DITZ – « Never Exhale » : Une descente dans les profondeurs vibrantes du post-punk au diapason d’une tension mondiale palpable.
Never Exhale, dernier opus du quintette britannique DITZ, s’impose comme une œuvre crépusculaire, un miroir tendu vers les profondeurs de l’introspection humaine. Tout ici suinte l’urgence, le malaise et l’abandon, dans un maelström sonore où le bruit et la fureur se mélange pour mieux nous bouleverser.
Dès les premières notes de V70, on perçoit que l’espace sonore ne sera pas un refuge, mais une aire d’exposition brutale. Loin des préliminaires attendus, l’album s’ouvre sur une atmosphère feutrée, chargée d’une tension latente, un silence qui semble peser plus lourd que la saturation à venir. Puis vient Taxi Man, et avec lui cette impression d’une course sans destination, errance urbaine où l’angoisse affleure sous la voix de Cal Francis, tour à tour mordante et spectrale. Ses paroles, tantôt scandées comme des imprécations, tantôt soufflées comme un murmure agonisant, traduisent une lutte intérieure inextinguible.

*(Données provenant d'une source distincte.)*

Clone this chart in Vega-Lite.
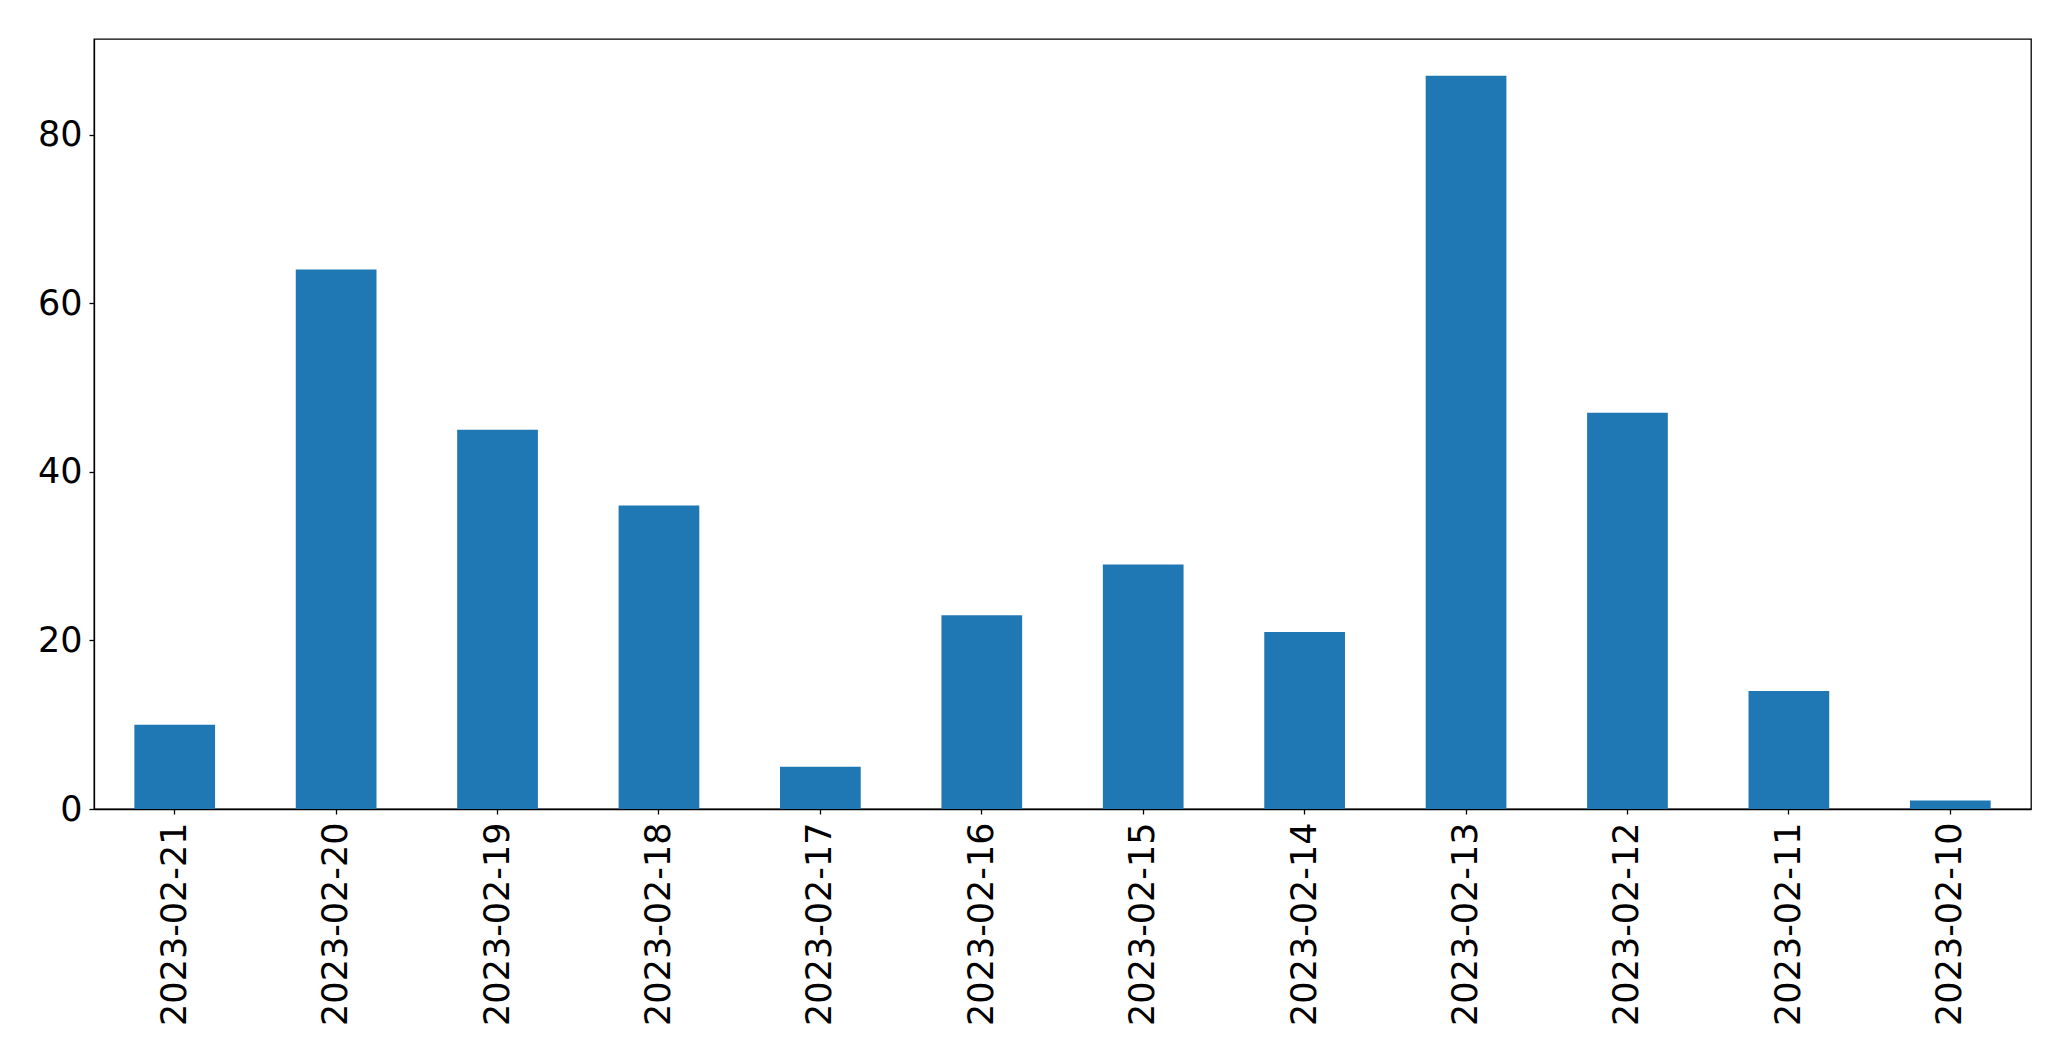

Le climat oppressant s’intensifie à mesure que l’album progresse. Space/Smile est une confrontation avec le vide, un dialogue sans réponse où la distorsion sert de langage à l’aliénation contemporaine. La guitare y trace des lignes brisées, dissonantes, comme pour illustrer la fragmentation de l’être face à un monde en perpétuelle désagrégation. Puis surgit Señor Siniestro, morceau vénéneux où l’hostilité du monde extérieur semble se fondre dans une paranoïa intime, chaque riff y prenant des allures d’écharde fichée sous la peau.
Le titre Four marque une accalmie trompeuse. DITZ y joue avec l’espace et le silence, ménageant des respirations qui ne sont que le prélude à de nouvelles déflagrations. À l’instar d’un organisme en état de suffocation, la musique se contracte, se crispe, avant d’exploser dans une rage sourde. Cette tension entre introspection et exutoire atteint son paroxysme avec God on a Speed Dial, dont le titre, à lui seul, résume une quête spirituelle avortée. Les paroles y interrogent le divin avec une ironie glaciale, une quête de sens qui se heurte à l’absurdité du réel.
Si l’album flirte souvent avec l’abrasion pure, il n’en est pas moins empreint d’une forme de mélancolie distillée avec soin. Smells Like Something Died in Here en est le plus troublant exemple : sous une lente progression hypnotique, la voix de Francis s’efface presque, devenant l’écho d’une pensée intrusive qui refuse de se taire. Ce morceau évoque un abandon total, une dérive mentale où le temps semble suspendu dans une stagnation angoissante.
Puis, d’un coup, 18 Wheeler surgit comme une charge frontale, un assaut sonore d’une puissance implacable, évoquant l’image d’un poids lourd lancé à pleine vitesse sans destination ni frein. On y ressent la fuite en avant désespérée d’un esprit en proie à ses propres contradictions, cherchant l’impact comme seule issue. La rage y est totale, exempte de filtre, et pourtant structurée, dirigée avec une précision chirurgicale.
Enfin, Britney referme l’album sur une note faussement apaisée. Le morceau s’ouvre sur une accalmie fragile, où les mélodies plus limpides semblent vouloir panser les plaies laissées ouvertes. Mais très vite, la tension reprend le dessus, et la catharsis finale vient consumer les derniers vestiges de sérénité. Il y a dans cette conclusion une forme de réconciliation brutale : DITZ n’offre ni répit, ni salut, mais un face-à-face nécessaire avec les démons enfouis.
Avec Never Exhale, DITZ livre une œuvre viscérale, un album qui ne se contente pas de faire du bruit mais qui sculpte le vacarme comme une matière première, lui donnant une profondeur existentielle rare. Dans sa noirceur, il illumine une vérité insaisissable : celle d’un monde et d’individus toujours en quête de sens, au bord du précipice, mais refusant de détourner le regard.